Thursday, November 13, 2008

Vern Lives!

"Once upon a time", is how most fairy tales start. That would be a normal tale, you know, with unicorns, and talking frogs who turn into princes, stuff like that, that you would just take for granted.

This isn't your everyday, basic B flat, fairy tale.

This is the story of how a homely, very unlucky moth became a beautiful young girl, who just happens to be my pre-niece. (I probaby spelled that wrong, its hard to know how to spell words that are just kind of made up as they're needed, seems like Webster would have thought that one through).

So this particular tale starts at a cabin in the Rockies somewhere, where 4 or 5 drunken siblings were sitting around playing Euchre (loosely, sitting means we, I mean they were all in the same room, most of the time). If you don't know what Euchre is, get out your Michigan map. It won't tell you there either, but you're one step closer to figuring it out.

It was late, the moon was full, out there somewhere, it usually is and said drunks were blatently cheating at a card game named Euchre (see another hint!).
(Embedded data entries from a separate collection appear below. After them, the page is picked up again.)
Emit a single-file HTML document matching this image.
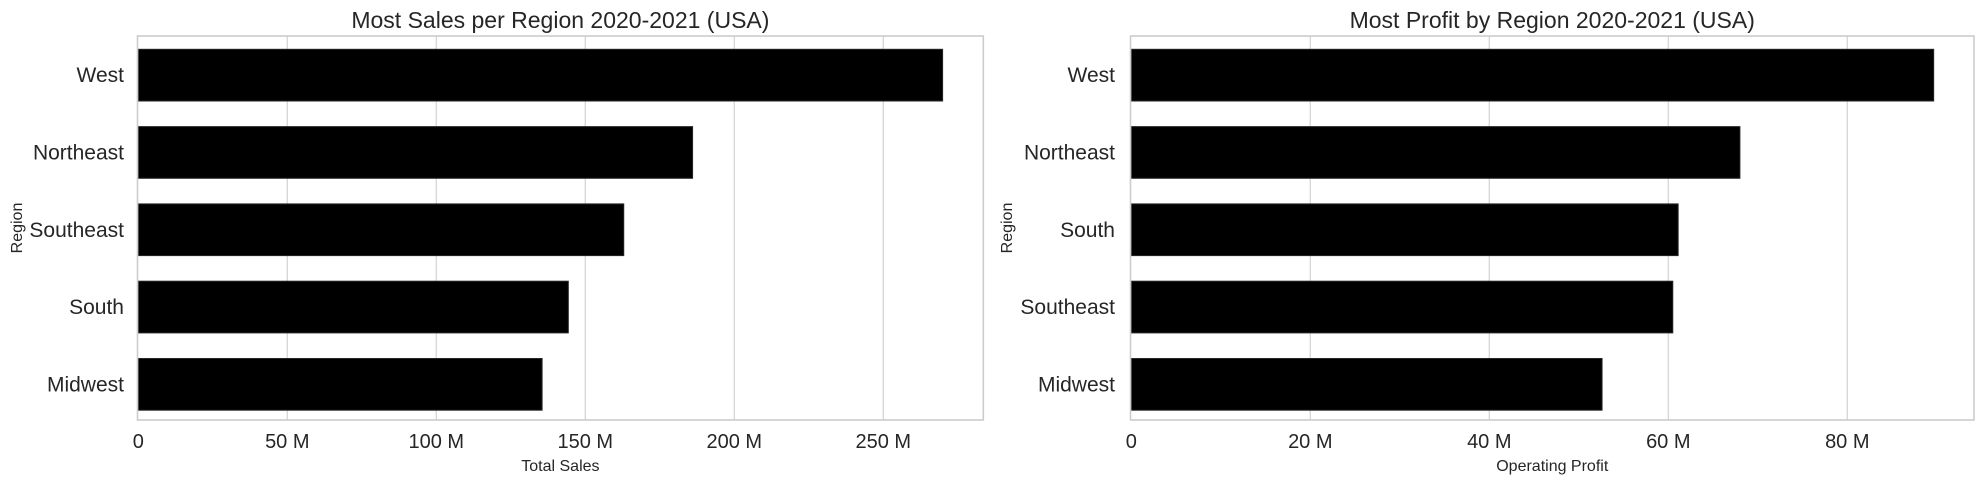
<!DOCTYPE html>
<html><head><meta charset="utf-8"><style>
body{margin:0;background:#fff;}
svg{display:block;font-family:"Liberation Sans",Arial,sans-serif;}
</style></head><body>
<svg id="chart" width="1984" height="484"></svg>
<script>
const salesCategories = ["West","Northeast","Southeast","South","Midwest"];
const salesValues = [269.9,186.0,162.9,144.3,135.5];
const salesTicks = [0,50,100,150,200,250];
const salesTickLabels = ["0","50 M","100 M","150 M","200 M","250 M"];
const profitCategories = ["West","Northeast","South","Southeast","Midwest"];
const profitValues = [89.65,68.0,61.1,60.5,52.6];
const profitTicks = [0,20,40,60,80];
const profitTickLabels = ["0","20 M","40 M","60 M","80 M"];

const svg = document.getElementById('chart');
const NS = 'http://www.w3.org/2000/svg';
function mk(tag, attrs, parent){const e=document.createElementNS(NS,tag);for(const k in attrs)e.setAttribute(k,attrs[k]);(parent||svg).appendChild(e);return e;}

function panel(o){
  const g = mk('g',{});
  
  
  const top=36, bottom=420;
  const x = v => o.x0 + v*o.ppu;
  const pitch = 77.3, bh = 51.7, firstY = 49.3;
  o.ticks.forEach((t,i)=>{
    if(i===0) return;
    const l = mk('line',{x1:x(t),x2:x(t),y1:top,y2:bottom,stroke:'#d6d6d6','stroke-width':1.3},g);
    
    
  });
  o.cats.forEach((c,i)=>{
    const y = firstY + i*pitch;
    const r = mk('rect',{x:x(0),y:y,width:x(o.vals[i])-x(0),height:bh,fill:'#000',stroke:'#262626','stroke-width':1},g);
    
    
    const t = mk('text',{x:o.labelRight,y:y+bh/2+7,'text-anchor':'end','font-size':21,fill:'#262626'},g);
    t.textContent = c;
    
    
  });
  const f = mk('rect',{x:o.frameL,y:top,width:o.frameR-o.frameL,height:bottom-top,fill:'none',stroke:'#cccccc','stroke-width':1.6},g);
  
  
  o.ticks.forEach((t,i)=>{
    const tx = mk('text',{x:x(t),y:448,'text-anchor':'middle','font-size':20,fill:'#262626'},g);
    tx.textContent = o.tickLabels[i];
    
    
  });
  const xt = mk('text',{x:(o.frameL+o.frameR)/2,y:471,'text-anchor':'middle','font-size':16,fill:'#262626'},g);
  xt.textContent = o.xTitle;
  
  
  const yt = mk('text',{x:0,y:0,'text-anchor':'middle','font-size':16,fill:'#262626',transform:`translate(${o.yTitleX},228) rotate(-90)`},g);
  yt.textContent = 'Region';
  
  
  const tt = mk('text',{x:(o.frameL+o.frameR)/2,y:28,'text-anchor':'middle','font-size':23,fill:'#262626'},g);
  tt.textContent = o.title;
  
  
}
panel({name:'sales-chart',cats:salesCategories,vals:salesValues,ticks:salesTicks,tickLabels:salesTickLabels,x0:138.3,ppu:2.98,frameL:137.5,frameR:983.3,labelRight:124,yTitleX:22,xTitle:'Total Sales',title:'Most Sales per Region 2020-2021 (USA)'});
panel({name:'profit-chart',cats:profitCategories,vals:profitValues,ticks:profitTicks,tickLabels:profitTickLabels,x0:1131.3,ppu:8.95,frameL:1130.5,frameR:1974,labelRight:1115,yTitleX:1012,xTitle:'Operating Profit',title:'Most Profit by Region 2020-2021 (USA)'});
</script>
</body></html>
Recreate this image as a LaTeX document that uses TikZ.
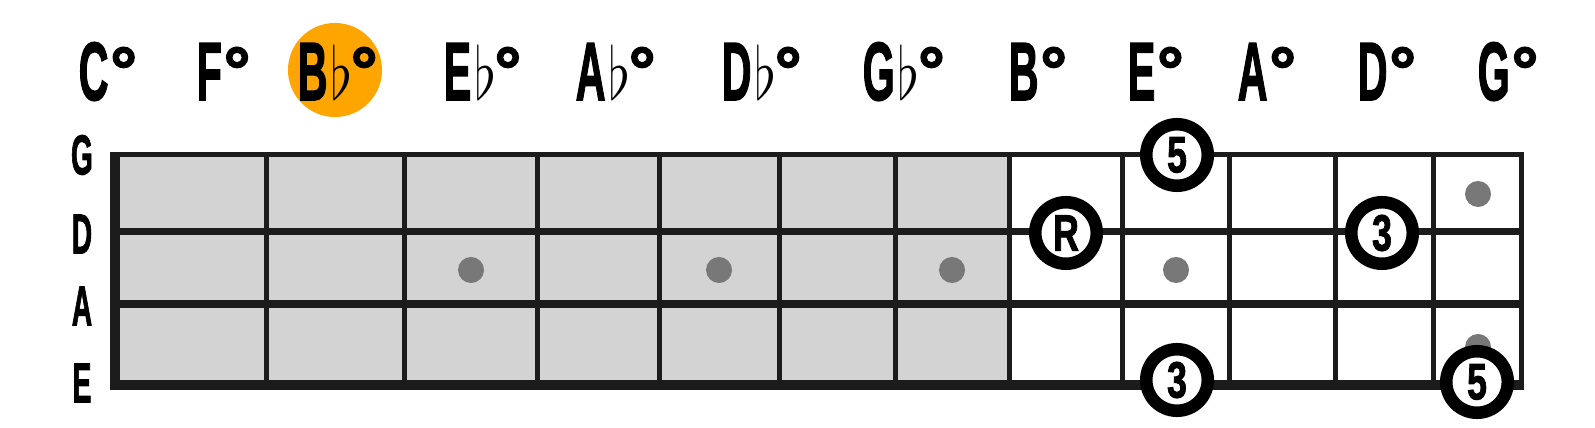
\documentclass[tikz,border=0pt]{standalone}
\usepackage{fontspec}
\usepackage{graphicx}
\usepackage{tikz}
\newfontfamily\boardfont[FakeBold=2]{Liberation Sans Bold}
\definecolor{fretline}  {RGB}{28,  28,  28}
\definecolor{neckgray}  {RGB}{211, 211, 211}
\definecolor{inlaygray} {RGB}{120, 120, 120}
\definecolor{rootorange}{RGB}{255, 165,   0}
\newcommand{\squeeze}[1]{\scalebox{0.5}[1]{#1}}
\newcommand{\degmark}{{\fontsize{19}{19}\selectfont\kern0.5pt\raisebox{1.8pt}{°}}}
\newcommand{\flatmark}{{\fontsize{20.74}{21}\selectfont\kern0.8pt\scalebox{0.8}[1]{$\flat$}\kern-1pt}}
\newcommand{\natlbl}[1]{\squeeze{#1}\degmark}
\newcommand{\fltlbl}[1]{\squeeze{#1}\flatmark\degmark}
\tikzset{
  notelbl/.style={
    anchor=base west, inner sep=0pt,
    font=\boardfont\fontsize{23.5}{24}\selectfont
  },
  strlbl/.style={
    inner sep=0pt, font=\boardfont\fontsize{16}{16}\selectfont
  },
  rootmark/.style={
    circle, fill=rootorange, minimum size=0.94cm, inner sep=0pt
  },
  fretwire/.style={fretline, line width=0.05cm},
  inlay/.style={
    circle, fill=inlaygray, minimum size=0.26cm, inner sep=0pt
  },
  tone/.style={
    circle, draw=black, fill=white, line width=0.125cm,
    minimum size=0.615cm, inner sep=0pt,
    font=\boardfont\fontsize{14.5}{15}\selectfont
  },
}
\begin{document}
\begin{tikzpicture}[x=0.01cm, y=-0.01cm]
\useasboundingbox (0,0) rectangle (1595,428);

% ── Diminished chord names ────────────────────────────────────────────────────
\node[rootmark] (bbroot) at (335,70) {};
\node[notelbl] (cdim)  at (78,100)   {\natlbl{C}};
\node[notelbl] (fdim)  at (196,100)  {\natlbl{F}};
\node[notelbl] (bbdim) at (297,100)  {\fltlbl{B}};
\node[notelbl] (ebdim) at (443,100)  {\fltlbl{E}};
\node[notelbl] (abdim) at (575,100)  {\fltlbl{A}};
\node[notelbl] (dbdim) at (721,100)  {\fltlbl{D}};
\node[notelbl] (gbdim) at (862,100)  {\fltlbl{G}};
\node[notelbl] (bdim)  at (1008,100) {\natlbl{B}};
\node[notelbl] (edim)  at (1127,100) {\natlbl{E}};
\node[notelbl] (adim)  at (1237,100) {\natlbl{A}};
\node[notelbl] (ddim)  at (1357,100) {\natlbl{D}};
\node[notelbl] (gdim)  at (1477,100) {\natlbl{G}};

% ── String names ──────────────────────────────────────────────────────────────
\node[strlbl] (gstr) at (82,155) {\squeeze{G}};
\node[strlbl] (dstr) at (82,234) {\squeeze{D}};
\node[strlbl] (astr) at (82,306) {\squeeze{A}};
\node[strlbl] (estr) at (82,383) {\squeeze{E}};

% ── Neck (shaded part) ────────────────────────────────────────────────────────
\fill[neckgray] (115,154.5) rectangle (1009,385);

% ── Frets ─────────────────────────────────────────────────────────────────────
\draw[fretline, line width=0.1cm] (115,152) -- (115,390);
\draw[fretwire] (266,152)  -- (266,390);
\draw[fretwire] (404,152)  -- (404,390);
\draw[fretwire] (537,152)  -- (537,390);
\draw[fretwire] (659,152)  -- (659,390);
\draw[fretwire] (779,152)  -- (779,390);
\draw[fretwire] (895,152)  -- (895,390);
\draw[fretwire] (1009,152) -- (1009,390);
\draw[fretwire] (1122,152) -- (1122,390);
\draw[fretwire] (1229,152) -- (1229,390);
\draw[fretwire] (1335,152) -- (1335,390);
\draw[fretwire] (1433,152) -- (1433,390);
\draw[fretwire] (1521.5,152) -- (1521.5,390);

% ── Strings ───────────────────────────────────────────────────────────────────
\draw[fretline, line width=0.05cm] (110,154.5) -- (1524,154.5);
\draw[fretline, line width=0.07cm] (110,231.5) -- (1524,231.5);
\draw[fretline, line width=0.08cm] (110,304)   -- (1524,304);
\draw[fretline, line width=0.10cm] (110,385)   -- (1524,385);

% ── Inlay dots ────────────────────────────────────────────────────────────────
\node[inlay] (dot3)  at (471,270)  {};
\node[inlay] (dot5)  at (719,270)  {};
\node[inlay] (dot7)  at (952,270)  {};
\node[inlay] (dot9)  at (1176,270) {};
\node[inlay] (dot12a) at (1478,194) {};
\node[inlay] (dot12b) at (1478,347) {};

% ── Chord tones ───────────────────────────────────────────────────────────────
\node[tone] (root)   at (1066,233) {\scalebox{0.7}[1]{R}};
\node[tone] (fifthg) at (1177,155) {\scalebox{0.7}[1]{5}};
\node[tone] (thirdd) at (1382,233) {\scalebox{0.7}[1]{3}};
\node[tone] (thirde) at (1177,380) {\scalebox{0.7}[1]{3}};
\node[tone] (fifthe) at (1477,382) {\scalebox{0.7}[1]{5}};

\end{tikzpicture}
\end{document}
As it is with a lot of the fairy tales composed by drunken siblings, this one happened to have a very unlucky moth, who (which?) very unluckily happened to fly into the light. Didn't fare out well, this moth, so in their serious "lack of sobriety" state, one of the siblings decided that this moth was only probably out trying to collect a bug or two to take home to the wife and kids, at any rate it shouldn't have died.

Now, this is the part where I try to reassure you that I was not a part of this, I'm sure you believe that.

Knowing that this moth didn't need to die, these 5 did what any drunken good samaritans would have done. They attempted CPR to bring it back to life. Several times, in between more card games and beer, we, I mean they tried their best to save this poor critter. Still unsuccessful, it was decided that since this noble creature had died trying to provide for his family, the 5 planned a funeral. For the moth.

First however, was writing the obituary, which proved difficult since they didn't know what his name was. It became increasingly difficult to notify the family, when his serious lack of ID on his moth-ness didn't give any clues as to where he might live (or really that he was even a he!). But since he was a Colorado moth and not a California moth they were pretty sure that whether it was a he moth or a she moth, most likely the other half was the other half and should be invited to the funeral.

First, we they had to settle on a name, and for whatever reason, "Vern" was chosen. So now that Vern's identity was intact we they had to notify the family. This involved much yelling, howling at the moon and talking to other moths until they were sure that enough moths knew of the event so as to get the word out.

The service was a quiet event, as after awhile, the body seemed to disappear.
Until.... ta da.... Vern lives! Vern is now a fun, sparkly pre-niece who lives in Colorado (see, the connection here?) and goes to school in S. Dakota. She prefers to be called Sunny, but alas, some things just can't be granted, so Vern it is, and being the gracious pre-niece that she is, she lives with it. I think deep down inside, she might have issues with being a moth in a previous life, if not being a possibly transsexual moth in a previous life, so we don't really mention it, but if we did....

And that's Vern's story, and if I hadn't been there myself (quietly sitting in the background watching) I would never have believed it, but it happened, yes it did!

Now if you're wondering why I chose to call Vern out of the closet, you should read the comment he/she/it left on my Space Time Continuum post; that will explain a lot!

2 comments:

Anonymous said...

It's amazing that I'm not the only one that reads your blog.

Vern said...

Realy Ter a transexual mouth? Thats a touchy subject... I mean if everyone knew I once was a transexual mouth, who was murdered by Hooligans no less... I mean what would they say???